Ordinary Americans -- statistically with zero savings and previously able (and optimistic enough) to borrow whatever they needed not only to buy houses but goods and services -- will be hard-pressed to borrow more and frankly, in a declining market, not at all in the mood to do so. Lenders and mortgage securities players will no longer be so absurd (or solvent enough) to take on increasingly risky loans and the rules of the game will change very substantially. The elimination of subprime (poor-credit) borrowers, nothing-down borrowers and "NINJA" (Pearlstein's "No Income, No Job, No Assets") borrowers will whack the market in a way no one could have ever anticipated.

Folks who used the temporary "equity" from their homes the last few years to buy trinkets and charms and baubles and toys will have no problem completely curtailing those purchases for the foreseeable future. Pocketbooks will snap shut, and people will only buy if the price is so low, they simply can't refuse. A lot of companies will get profit-squeezed right out of business. The entire economy will get smacked the way Albert Pujols addresses a 3-1 fastball.

At that point, all you will hear about will be deflation, deflation, deflation and you'll wonder why you didn't listen to my tiny voice long ago.

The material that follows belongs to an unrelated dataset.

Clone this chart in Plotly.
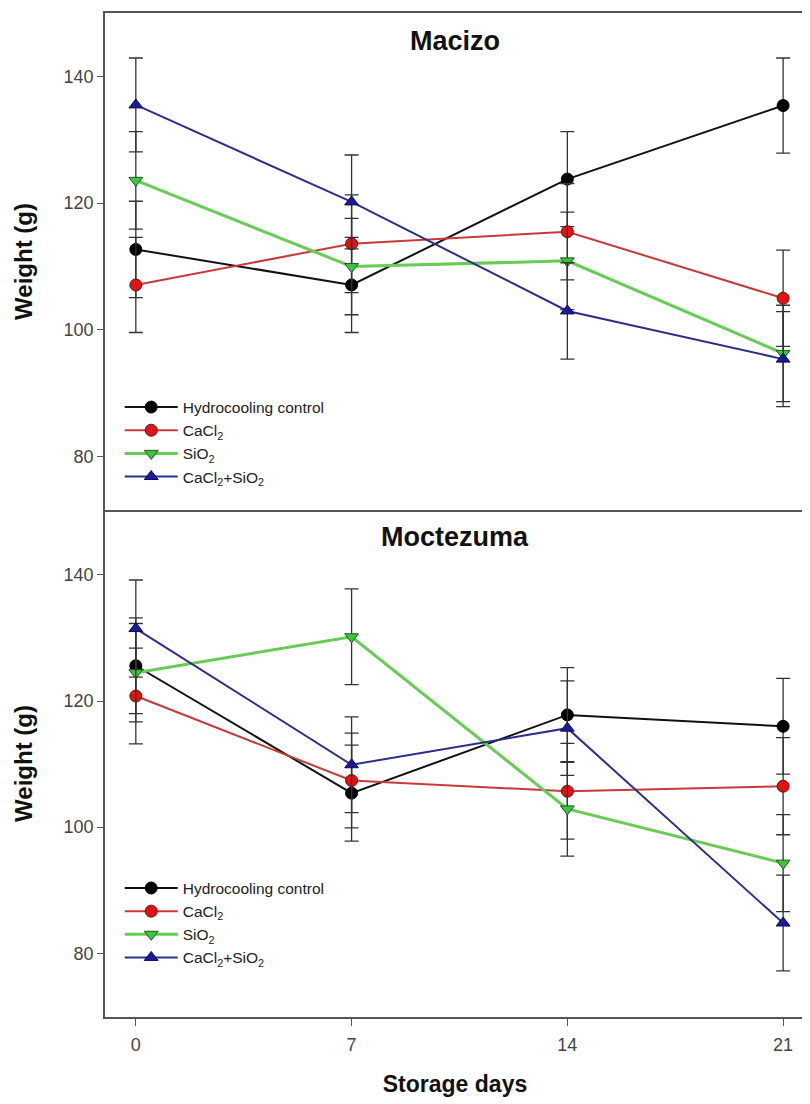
import plotly.graph_objects as go
from plotly.subplots import make_subplots

days = [0, 7, 14, 21]
series_names = ["Hydrocooling control", "CaCl<sub>2</sub>", "SiO<sub>2</sub>", "CaCl<sub>2</sub>+SiO<sub>2</sub>"]

# Macizo (top panel)
macizo_control = [112.7, 107.1, 123.8, 135.4]
macizo_cacl2 = [107.1, 113.6, 115.5, 105.0]
macizo_sio2 = [123.6, 110.0, 110.9, 96.3]
macizo_mix = [135.5, 120.2, 103.0, 95.4]
macizo_control_err = [7.6, 7.5, 7.5, 7.5]
macizo_cacl2_err = [7.5, 7.7, 7.6, 7.6]
macizo_sio2_err = [7.7, 7.6, 7.7, 7.6]
macizo_mix_err = [7.4, 7.4, 7.6, 7.5]

# Moctezuma (bottom panel)
moct_control = [125.6, 105.4, 117.8, 116.0]
moct_cacl2 = [120.8, 107.4, 105.7, 106.5]
moct_sio2 = [124.5, 130.2, 102.9, 94.3]
moct_mix = [131.5, 109.9, 115.7, 84.8]
moct_control_err = [7.6, 7.6, 7.5, 7.6]
moct_cacl2_err = [7.6, 7.5, 7.6, 7.7]
moct_sio2_err = [7.8, 7.6, 7.5, 7.7]
moct_mix_err = [7.7, 7.6, 7.5, 7.6]

y_ticks = [80, 100, 120, 140]
x_ticks = [0, 7, 14, 21]

FONT = "Liberation Sans, Arial, sans-serif"

styles = [
    dict(line=dict(color="#111111", width=2),
         marker=dict(symbol="circle", size=12, color="#000000", line=dict(color="#000000", width=1))),
    dict(line=dict(color="#c83a3a", width=2),
         marker=dict(symbol="circle", size=12, color="#e01414", line=dict(color="#6a1010", width=1))),
    dict(line=dict(color="#66cc55", width=3),
         marker=dict(symbol="triangle-down", size=12, color="#3fc43f", line=dict(color="#1d5a1d", width=1))),
    dict(line=dict(color="#2d2d8f", width=2),
         marker=dict(symbol="triangle-up", size=12, color="#1a1a9a", line=dict(color="#0d0d55", width=1))),
]

fig = make_subplots(rows=2, cols=1, shared_xaxes=False, vertical_spacing=0)

panels = [
    (1, "legend", [macizo_control, macizo_cacl2, macizo_sio2, macizo_mix],
     [macizo_control_err, macizo_cacl2_err, macizo_sio2_err, macizo_mix_err]),
    (2, "legend2", [moct_control, moct_cacl2, moct_sio2, moct_mix],
     [moct_control_err, moct_cacl2_err, moct_sio2_err, moct_mix_err]),
]

for row, leg, vals, errs in panels:
    for name, v, e, st in zip(series_names, vals, errs, styles):
        fig.add_trace(go.Scatter(
            x=days, y=v, name=name, mode="lines+markers",
            line=st["line"], marker=st["marker"],
            error_y=dict(type="data", array=e, visible=True, color="#333333", thickness=1.3, width=7),
            legend=leg, showlegend=True,
        ), row=row, col=1)

axis_font = dict(family=FONT, size=18, color="#444444")
frame = dict(showline=True, linecolor="#555555", linewidth=1.5,
             showgrid=False, zeroline=False)

fig.update_xaxes(range=[-1.0, 21.71], tickvals=x_ticks, **frame)
fig.update_xaxes(showticklabels=False, ticks="", mirror=True, row=1, col=1)
fig.update_xaxes(mirror=False, ticks="outside", ticklen=7, tickcolor="#555555", tickfont=axis_font,
                 ticklabelstandoff=4,
                 title=dict(text="<b>Storage days</b>", font=dict(family=FONT, size=23, color="#111111"), standoff=22),
                 row=2, col=1)
fig.update_yaxes(tickvals=y_ticks, ticks="outside", ticklen=6, tickcolor="#555555", tickfont=axis_font,
                 mirror=True,
                 title=dict(text="<b>Weight (g)</b>", font=dict(family=FONT, size=24, color="#111111"), standoff=24),
                 **frame)
fig.update_yaxes(range=[71.6, 150.0], domain=[0.505, 1.0], row=1, col=1)
fig.update_yaxes(range=[69.9, 150.3], domain=[0.0, 0.505], row=2, col=1)

legend_style = dict(
    font=dict(family=FONT, size=15.5, color="#222222"),
    bgcolor="rgba(0,0,0,0)", borderwidth=0, xanchor="left", yanchor="top",
    tracegroupgap=0, itemwidth=53,
)
fig.update_layout(
    legend=dict(x=0.021, y=0.624, **legend_style),
    legend2=dict(x=0.021, y=0.145, **legend_style),
)

fig.add_annotation(text="<b>Macizo</b>", x=0.5, y=0.972, xref="paper", yref="paper",
                   xanchor="center", yanchor="middle",
                   showarrow=False, font=dict(family=FONT, size=27, color="#111111"))
fig.add_annotation(text="<b>Moctezuma</b>", x=0.5, y=0.478, xref="paper", yref="paper",
                   xanchor="center", yanchor="middle",
                   showarrow=False, font=dict(family=FONT, size=27, color="#111111"))

# page body has an 8px margin, so the figure is sized/offset to compensate
fig.update_layout(
    width=802, height=1096,
    margin=dict(l=97, r=3, t=5, b=87),
    paper_bgcolor="white", plot_bgcolor="white",
)

fig.write_html("out.html")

The psychology will take hold for what will likely be many years to come. You know that $3900 42" Hi-Definition TV you can now buy for $1500? The same thing will happen to real estate values as buyers figure out that "prices will be lower next year" and the year after that and the year after that. With no savings to support the average American's rapidly-evaporating net worth, people will stop spending, stop borrowing and stop hiring as they hunker down for the coming deflationary depression. Stocks will crash and fall completely out of favor for a generation, precious metals will take a liquidity-short nosedive of its own (before, I might add, becoming the investment of the decade). The shockwaves of falling property values, zero savings, credit contraction and liquidity squeeze will resonate throughout the real estate industry as the common perception will shortly become, "Why should I buy real estate when it's obviously going to be worth less next year?"

And while most people will sit there, tapping their fingers on the table, waiting for values to "go back up" and trying to call "the bottom" (who could forget the Talking Heads on General Electric, I mean CNBC, trying to call the bottom of the initial 2000-2002 stock drop -- "OK, THAT was the bottom." "OK, THIS is the bottom." "I'm pretty sure THAT was the bottom." "All right, that DEFINITELY was the bottom." "Jennifer Lopez has a VERY NICE bottom" "I am here to tell you and can almost guarantee you -- the 4th quarter will CERTAINLY POSSIBLY SURELY be the bottom"), our guess is that it will take ten to fifteen years for all of the NASDAQ bubble and post-bubble (and post-bubble-bubble) excesses to be completely rung out of the market.

The all-out collapse of the real estate bubble will mean that anyone left standing with 2005-2006-2007 cash -- you know, gobs and gobs of funny-money cash -- will ultimately be able to buy stocks, property and precious metals at ever more substantial discounts. My wish is that when the time comes you'll be there with me on the courthouse steps, buying distressed property for prices we can't begin to fathom right now.